Misnomer Don’t be fooled by the label. Black Radish Creamery doesn’t make cheese—yet. That will come in spring 2014, when owners John and Anne Reese anticipate opening their 18-acre Granville creamery. The culinary-concept local fruit jams this chef and food photographer have been making in the meantime? A happy accident that’s spoiled big-box jellies for those of us who’ve sampled the 10-plus varieties at farmers markets and The Hills Market (and soon select Krogers) and fallen in love with its abilities beyond toast-topping. Try the sweet-and-spicy Parker (grilled peaches, cayenne, rum, brown sugar and vanilla) on pork or the Beaujolais-laced strawberry-rhubarb Billionaire with brie.


Bar-Food Kitchen Takeover Mismatched woven placemats and quirky salt and pepper shakers shaped like pool balls remind both regulars (at the bar) and hipsters (in the booths) exactly where they are—a no-frills dive that’s not afraid of a joke at its own expense. The overall personality hasn’t changed at Hey Hey Bar & Grill, but the food has, and it’s harder to get a seat since former The Coop food truck chef Angela Theado took over the kitchen every Thursday through Saturday. Those who remember The Coop will appreciate reincarnations of the Yak Burger and Turducken Tacos on a tight gastropub-like menu. Longtime Hey Hey regulars will appreciate that the bar’s standby—sauerkraut balls—have stuck around.

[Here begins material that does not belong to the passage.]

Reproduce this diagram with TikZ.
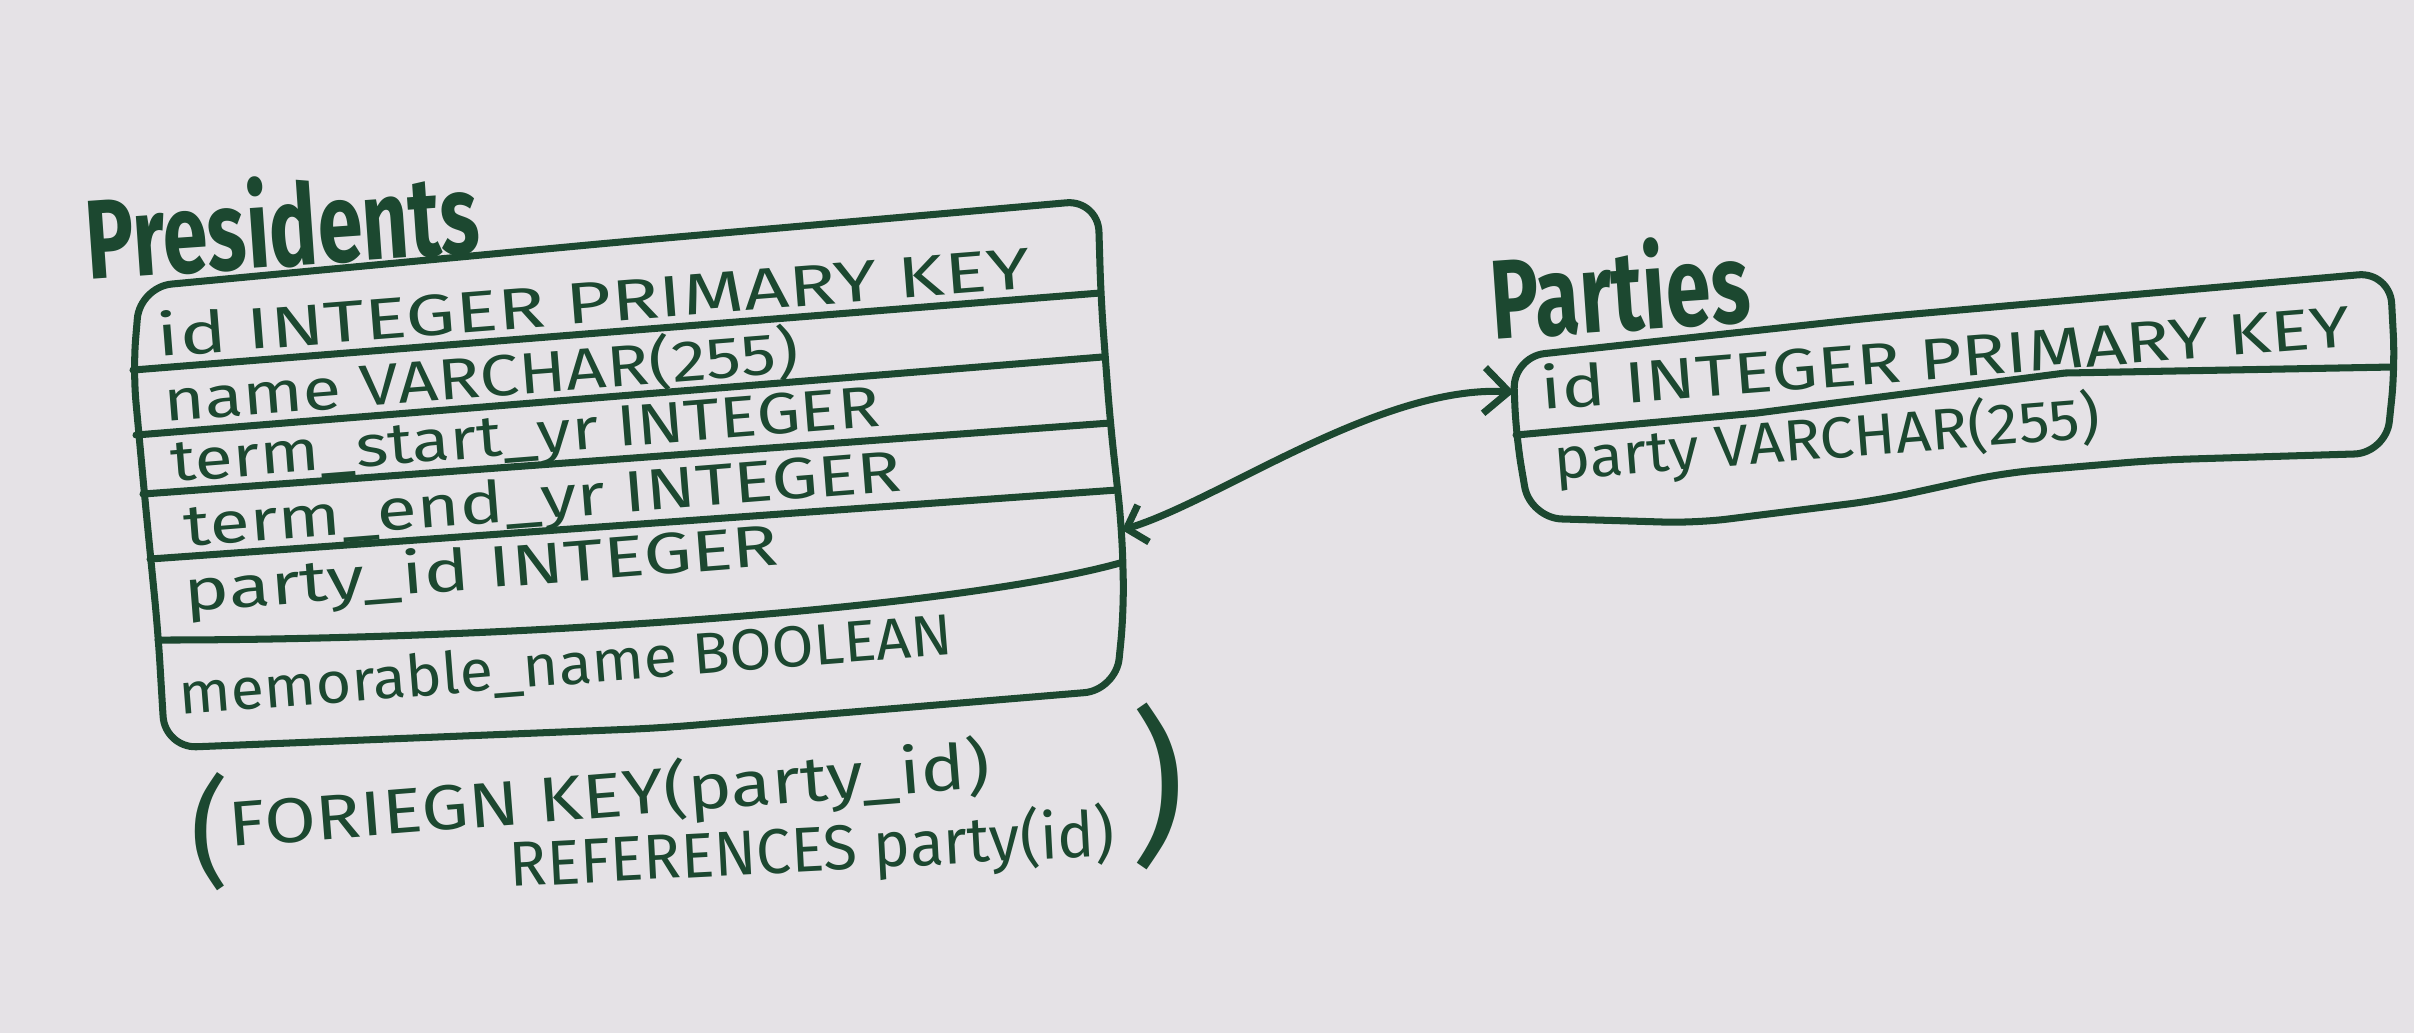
\documentclass[tikz,border=0pt]{standalone}
\usepackage{fontspec}
\setmainfont{Fira Sans}
\usetikzlibrary{arrows.meta}
\definecolor{ink}{RGB}{28,72,48}
\definecolor{paperin}{RGB}{229,226,230}
\definecolor{paperout}{RGB}{160,152,155}
\pgfdeclareradialshading{paper}{\pgfpoint{0bp}{0bp}}{color(0bp)=(paperin); color(46bp)=(paperin); color(72bp)=(paperout)}

\begin{document}
\begin{tikzpicture}[
  inkline/.style={draw=ink,line width=2pt,line cap=round,line join=round},
  field/.style={text=ink,font=\fontsize{16.5}{20}\selectfont,anchor=base west,inner sep=0pt,rotate=4.5},
  tabletitle/.style={text=ink,font=\fontsize{32}{36}\selectfont\bfseries,anchor=base west,inner sep=0pt,rotate=4,xscale=.72},
  paren/.style={text=ink,inner sep=0pt}]
\useasboundingbox (0,0) rectangle (24.14,-10.32);
\shade[shading=paper] (0,0) rectangle (24.14,-10.32);

\node[tabletitle] (presidents) at (0.88,-2.80) {Presidents};
\draw[inkline,rounded corners=9pt] (1.40,-2.87) -- (6.20,-2.42) -- (10.98,-2.00) -- (11.01,-3.00) -- (11.10,-4.20) -- (11.22,-5.30) -- (11.24,-6.10) -- (11.16,-6.90) -- (6.60,-7.28) -- (1.65,-7.48) -- (1.58,-6.32) -- (1.45,-5.00) -- (1.33,-3.70) -- cycle;
\draw[inkline] (1.33,-3.70) -- (11.00,-2.93);
\draw[inkline] (1.36,-4.35) -- (11.02,-3.57);
\draw[inkline] (1.43,-4.94) -- (11.10,-4.23);
\draw[inkline] (1.50,-5.59) -- (11.17,-4.90);
\draw[inkline] (1.58,-6.40) .. controls (5.00,-6.40) and (9.50,-6.10) .. (11.20,-5.63);
\node[field,xscale=1.36] (pid) at (1.58,-3.57) {id INTEGER PRIMARY KEY};
\node[field,xscale=1.21] (pname) at (1.65,-4.22) {name VARCHAR(255)};
\node[field,xscale=1.20] (pstart) at (1.72,-4.82) {term\_start\_yr INTEGER};
\node[field,xscale=1.265] (pend) at (1.85,-5.47) {term\_end\_yr INTEGER};
\node[field,xscale=1.32] (pparty) at (1.85,-6.12) {party\_id INTEGER};
\node[field,xscale=1.05] (pmemo) at (1.80,-7.15) {memorable\_name BOOLEAN};
\coordinate (fkend) at (11.22,-5.30);

\node[paren,font=\fontsize{34}{34}\selectfont] (lparen) at (2.10,-8.32) {(};
\node[field,font=\fontsize{18}{22}\selectfont,xscale=1.18] (fkone) at (2.30,-8.47) {FORIEGN KEY(party\_id)};
\node[field,font=\fontsize{18}{22}\selectfont,rotate=-1.5,xscale=0.98] (fktwo) at (5.10,-8.87) {REFERENCES party(id)};
\node[paren,font=\fontsize{48}{48}\selectfont] (rparen) at (11.58,-7.86) {)};

\node[tabletitle] (parties) at (14.93,-3.40) {Parties};
\draw[inkline,rounded corners=9pt] (15.13,-3.57) -- (18.80,-3.17) -- (23.90,-2.72) -- (23.95,-3.67) -- (23.86,-4.53) -- (21.57,-4.60) -- (20.03,-4.73) -- (18.80,-5.00) -- (16.96,-5.23) -- (15.30,-5.18) -- (15.16,-4.36) -- cycle;
\draw[inkline] (15.16,-4.35) -- (17.57,-4.13) -- (20.65,-3.73) -- (23.92,-3.67);
\node[field,xscale=1.26] (yid) at (15.42,-4.10) {id INTEGER PRIMARY KEY};
\node[field,xscale=1.06] (yparty) at (15.55,-4.80) {party VARCHAR(255)};
\coordinate (pkend) at (15.14,-3.92);

\draw[inkline,{Straight Barb[length=5pt,width=11pt]}-{Straight Barb[length=7pt,width=13pt]}] (fkend) .. controls (12.20,-5.00) and (13.80,-3.85) .. (pkend);
\end{tikzpicture}
\end{document}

Brand Evolution Convincing people to shell out a few extra bucks for Snowville Creamery’s artisan milk is as easy as letting them try it, says owner Warren Taylor, who hooks many customers for life through free samples. And now Snowville devotees can buy much more than milk. First came chocolate milk and half-and-half, and now the Athens-area creamery has expanded its lineup to include creme fraiche and decadent cream-topped yogurts in flavors like lemon-ginger, coffee-cardamom and turmeric-mace, all of them excellent.

Meal for a Cause  Maybe it’ll be a backyard seafood ball. Or perhaps a pig roast at The Hills Market. The mystery of Freedom a la Cart’s traveling Eat Up! dinner party is half the fun, with a location and menu both kept secret to the fortunate 16 to 18 guests who snag a spot at this monthly meal for a $50 donation benefiting the cart, which employs human trafficking survivors. The creative, four-course seasonal suppers have featured dishes like lamb with artichoke spaetzle and crispy leeks and desserts like vanilla-beet buttermilk panna cotta.